Dua perusahaan tersebut adalah Petronas dari Malaysia dan Mudabala Energy dari Uni Emirat Arab.
“Ya, saya kira Petronas tertarik, Mubadala tertarik, ya kita lihat,” ujar Kepala SKK Migas Dwi Soetjipto saat ditemui di Kementerian ESDM, Senin (4/9/2023).
Menurut Dwi, pengembangan Blok Tuna memang cukup menarik bagi investor lantaran didukung pasar dan kondisi alam yang baik.
Adapun, Zarubezhneft dipastikan mundur dari blok kaya gas di lepas pantai Natuna Timur itu seiring adanya sanksi dari negara-negara Barat yang menghambat keberlanjutan pengembangan proyek.
Zarubezhneft lewat anak usahanya, ZN Asia Ltd memegang 50 persen hak partisipasi Blok Tuna. BUMN Rusia itu bermitra dengan Premier Oil Tuna BV (Harbour Energy Group), perusahaan migas asal Inggris, yang bertindak sebagai operator dengan hak partisipasi 50 persen.
Baca Juga
Saat ini, lanjut Dwi, tengah dilakukan pembukaan data room bagi calon investor untuk proses divestasi hak partisipasi Zarubezhneft di Blok Tuna.
“Blok Tuna sekarang sedang data room untuk divestasinya ZN Rusia ya,” ujarnya.

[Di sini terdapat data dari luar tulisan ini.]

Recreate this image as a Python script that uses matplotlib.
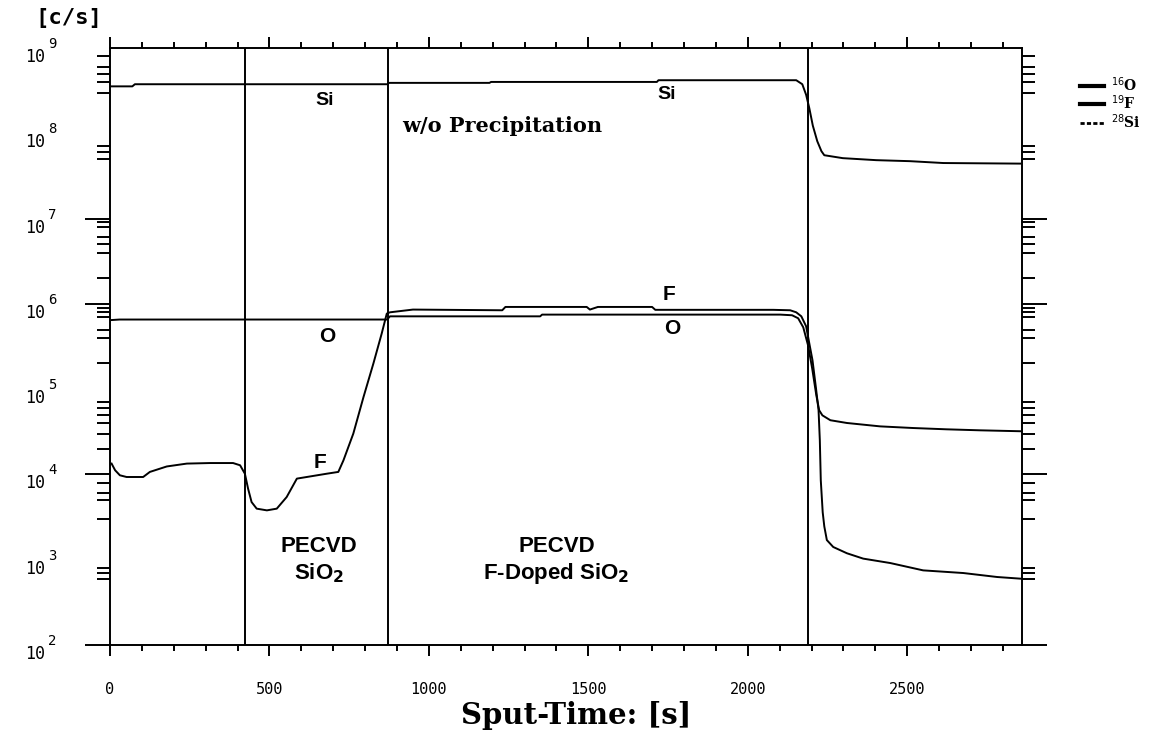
"""
SIMS depth profile: 16O, 19F and 28Si count rates vs. sputter time
PECVD SiO2 / F-doped SiO2 stack on Si, w/o precipitation
"""
import matplotlib.pyplot as plt
import numpy as np

# sputter time [s] and count rates [c/s]
si_time = [5, 70, 78, 870, 875, 1190, 1195, 1715, 1720, 2152, 2171, 2183, 2193,
           2204, 2218, 2231, 2240, 2298, 2403, 2509, 2613, 2854]
si_counts = [3.55e8, 3.55e8, 3.76e8, 3.76e8, 3.90e8, 3.90e8, 4.00e8, 4.00e8, 4.19e8,
             4.19e8, 3.76e8, 2.83e8, 1.97e8, 1.23e8, 8.07e7, 6.17e7, 5.53e7, 5.11e7,
             4.84e7, 4.71e7, 4.48e7, 4.41e7]

o_time = [5, 30, 869, 878, 1349, 1355, 2102, 2139, 2158, 2174, 2189, 2202, 2215,
          2224, 2234, 2259, 2311, 2415, 2519, 2624, 2729, 2854]
o_counts = [6.46e5, 6.55e5, 6.55e5, 7.14e5, 7.14e5, 7.48e5, 7.48e5, 7.35e5, 6.78e5,
            5.31e5, 3.27e5, 1.75e5, 8.47e4, 5.65e4, 4.93e4, 4.32e4, 4.01e4, 3.66e4,
            3.50e4, 3.38e4, 3.29e4, 3.21e4]

f_time = [5, 16, 31, 52, 104, 125, 178, 241, 314, 386, 408, 423, 433, 444, 460, 492,
          523, 554, 586, 617, 680, 716, 732, 763, 795, 826, 852, 868, 878, 950, 1230,
          1240, 1495, 1505, 1530, 1700, 1710, 2080, 2133, 2152, 2168, 2183, 2193, 2203,
          2214, 2222, 2226, 2229, 2235, 2240, 2248, 2268, 2311, 2362, 2447, 2550, 2676,
          2782, 2854]
f_counts = [1.34e4, 1.12e4, 9.77e3, 9.33e3, 9.33e3, 1.07e4, 1.24e4, 1.34e4, 1.36e4,
            1.36e4, 1.28e4, 1.02e4, 6.81e3, 4.74e3, 3.97e3, 3.79e3, 3.97e3, 5.43e3,
            8.93e3, 9.33e3, 1.02e4, 1.07e4, 1.46e4, 3.01e4, 8.09e4, 2.00e5, 4.48e5,
            7.69e5, 7.96e5, 8.57e5, 8.41e5, 9.20e5, 9.20e5, 8.57e5, 9.20e5, 9.20e5,
            8.51e5, 8.51e5, 8.41e5, 7.96e5, 7.14e5, 5.46e5, 3.44e5, 2.18e5, 1.02e5,
            5.65e4, 2.51e4, 8.53e3, 3.60e3, 2.46e3, 1.70e3, 1.41e3, 1.19e3, 1.03e3,
            9.14e2, 7.50e2, 6.98e2, 6.27e2, 6.00e2]

# layer interfaces [s]
interfaces = [423, 872, 2190]

x_major = [0, 500, 1000, 1500, 2000, 2500]
x_minor = list(range(0, 2900, 100))
decades = [2, 3, 4, 5, 6, 7, 8, 9]
y_major = [1e2, 1e4, 1e6, 1e7]
y_minor = [8e8, 6e8, 5e8, 4e8, 3e8, 7e7, 6e7, 5e7, 9e6, 8e6, 6e6, 5e6, 4e6, 2e6,
           9e5, 8e5, 7e5, 5e5, 4e5, 2e5, 7e4, 6e4, 5e4, 4e4, 3e4, 2e4,
           8e3, 6e3, 5e3, 3e3, 8e2, 7e2, 6e2]

LW = 1.4
SANS = 'Liberation Sans'
SERIF = 'DejaVu Serif'
MONO = 'DejaVu Sans Mono'

fig = plt.figure(figsize=(11.66, 7.37), dpi=100)
ax = fig.add_axes([110 / 1166, 92 / 737, 912 / 1166, 597 / 737])

line_o, = ax.plot(o_time, o_counts, color='black', lw=LW)
line_f, = ax.plot(f_time, f_counts, color='black', lw=LW)
line_si, = ax.plot(si_time, si_counts, color='black', lw=LW)

for t in interfaces:
    ax.axvline(t, color='black', lw=LW)

ax.set_yscale('log')
ax.set_xlim(0, 2860)
ax.set_ylim(1e2, 1e9)

for s in ax.spines.values():
    s.set_linewidth(LW)

ax.set_xticks(x_major)
ax.set_xticks(x_minor, minor=True)
ax.set_xticklabels([str(v) for v in x_major], fontfamily=MONO, fontsize=11)
ax.set_yticks(y_major)
ax.set_yticks(y_minor, minor=True)
ax.tick_params(axis='both', which='both', direction='out', top=True, right=True,
               width=LW, labelleft=False)
ax.tick_params(axis='x', which='major', length=8, pad=19)
ax.tick_params(axis='x', which='minor', length=4)
ax.tick_params(axis='y', which='major', length=18)
ax.tick_params(axis='y', which='minor', length=9.5)
ax.yaxis.set_minor_formatter(plt.NullFormatter())

# decade labels on the left: "10" with exponent
for e in decades:
    ax.annotate('10', xy=(0, 10.0 ** e), xycoords=('axes fraction', 'data'),
                xytext=(-65, -9), textcoords='offset pixels', ha='right', va='center',
                fontfamily=MONO, fontsize=12)
    ax.annotate(str(e), xy=(0, 10.0 ** e), xycoords=('axes fraction', 'data'),
                xytext=(-62, 4), textcoords='offset pixels', ha='left', va='center',
                fontfamily=MONO, fontsize=10)

fig.text(35 / 1166, 1 - 18 / 737, '[c/s]', ha='left', va='center',
         fontfamily=MONO, fontweight='bold', fontsize=16)

ax.set_xlabel('Sput-Time: [s]', fontfamily=SERIF, fontweight='bold', fontsize=21)
ax.xaxis.set_label_coords(0.511, -0.094)

# element and layer annotations
lbl = dict(fontfamily=SANS, fontweight='bold', ha='center', va='baseline')
ax.text(674, 2.13e8, 'Si', fontsize=14, **lbl)
ax.text(1747, 2.51e8, 'Si', fontsize=14, **lbl)
ax.text(680, 3.57e5, 'O', fontsize=15, **lbl)
ax.text(659, 1.18e4, 'F', fontsize=15, **lbl)
ax.text(1754, 1.10e6, 'F', fontsize=15, **lbl)
ax.text(1762, 4.48e5, 'O', fontsize=15, **lbl)
ax.text(1230, 1.04e8, 'w/o Precipitation', fontfamily=SERIF, fontweight='bold',
        fontsize=15, ha='center', va='baseline')

ax.text(655, 1.22e3, 'PECVD', fontsize=16, **lbl)
ax.text(655, 5.89e2, r'SiO$_\mathbf{2}$', fontsize=16, **lbl)
ax.text(1402, 1.22e3, 'PECVD', fontsize=16, **lbl)
ax.text(1398, 5.89e2, r'F-Doped SiO$_\mathbf{2}$', fontsize=16, **lbl)

leg = ax.legend([line_o, line_f, line_si],
                [r'$^{16}$O', r'$^{19}$F', r'$^{28}$Si'],
                loc='upper left', bbox_to_anchor=(1080 / 1166, 1 - 75 / 737),
                bbox_transform=fig.transFigure, frameon=False,
                prop={'family': SERIF, 'weight': 'bold', 'size': 10},
                handlelength=1.7, handletextpad=0.5, labelspacing=0.0,
                borderpad=0, borderaxespad=0)
for i, h in enumerate(leg.get_lines()):
    h.set_linewidth(3 if i < 2 else 2)
    if i == 2:
        h.set_linestyle((0, (1.5, 0.8)))

fig.savefig('out.png', dpi=100)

Sebelumnya, Wakil Kepala SKK Migas Nanang Abdul Manaf mengatakan, sanksi finansial yang dikenakan Inggris, Uni Eropa, dan Amerika Serikat sebagai tanggapan atas invasi Rusia di Ukraina, membuat Harbour tidak dapat melakukan transaksi maupun bermitra dengan perusahaan Rusia. Oleh karena itu, Zarubezhneft terpaksa harus mundur agar proyek dapat berjalan.
“Harbour punya call dalam hal ini untuk memilih [calon pengganti], tetapi Zarubezhneft yang bertransaksi untuk divestasinya begitu, kita doakan saja untuk segera selesai karena PoD-nya sudah ada tinggal dieksekusi saja,” kata Nanang di Jakarta, Rabu (23/8/2023).
Adapun, Blok Tuna diperkirakan memiliki potensi gas di kisaran 100 hingga 150 million standard cubic feet per day(MMscfd).
Investasi pengembangan lapangan hingga tahap operasional ditaksir mencapai US$3,07 miliar atau setara dengan Rp45,4 triliun.
Perkiraan biaya investasi untuk pengembangan Lapangan Tuna terdiri atas investasi (di luar sunk cost) sebesar US$1,05 miliar, investasi terkait biaya operasi sampai dengan economic limit sebesar US$2,02 miliar, dan biaya abandonment and site restoration (ASR) sebesar US$147,59 juta.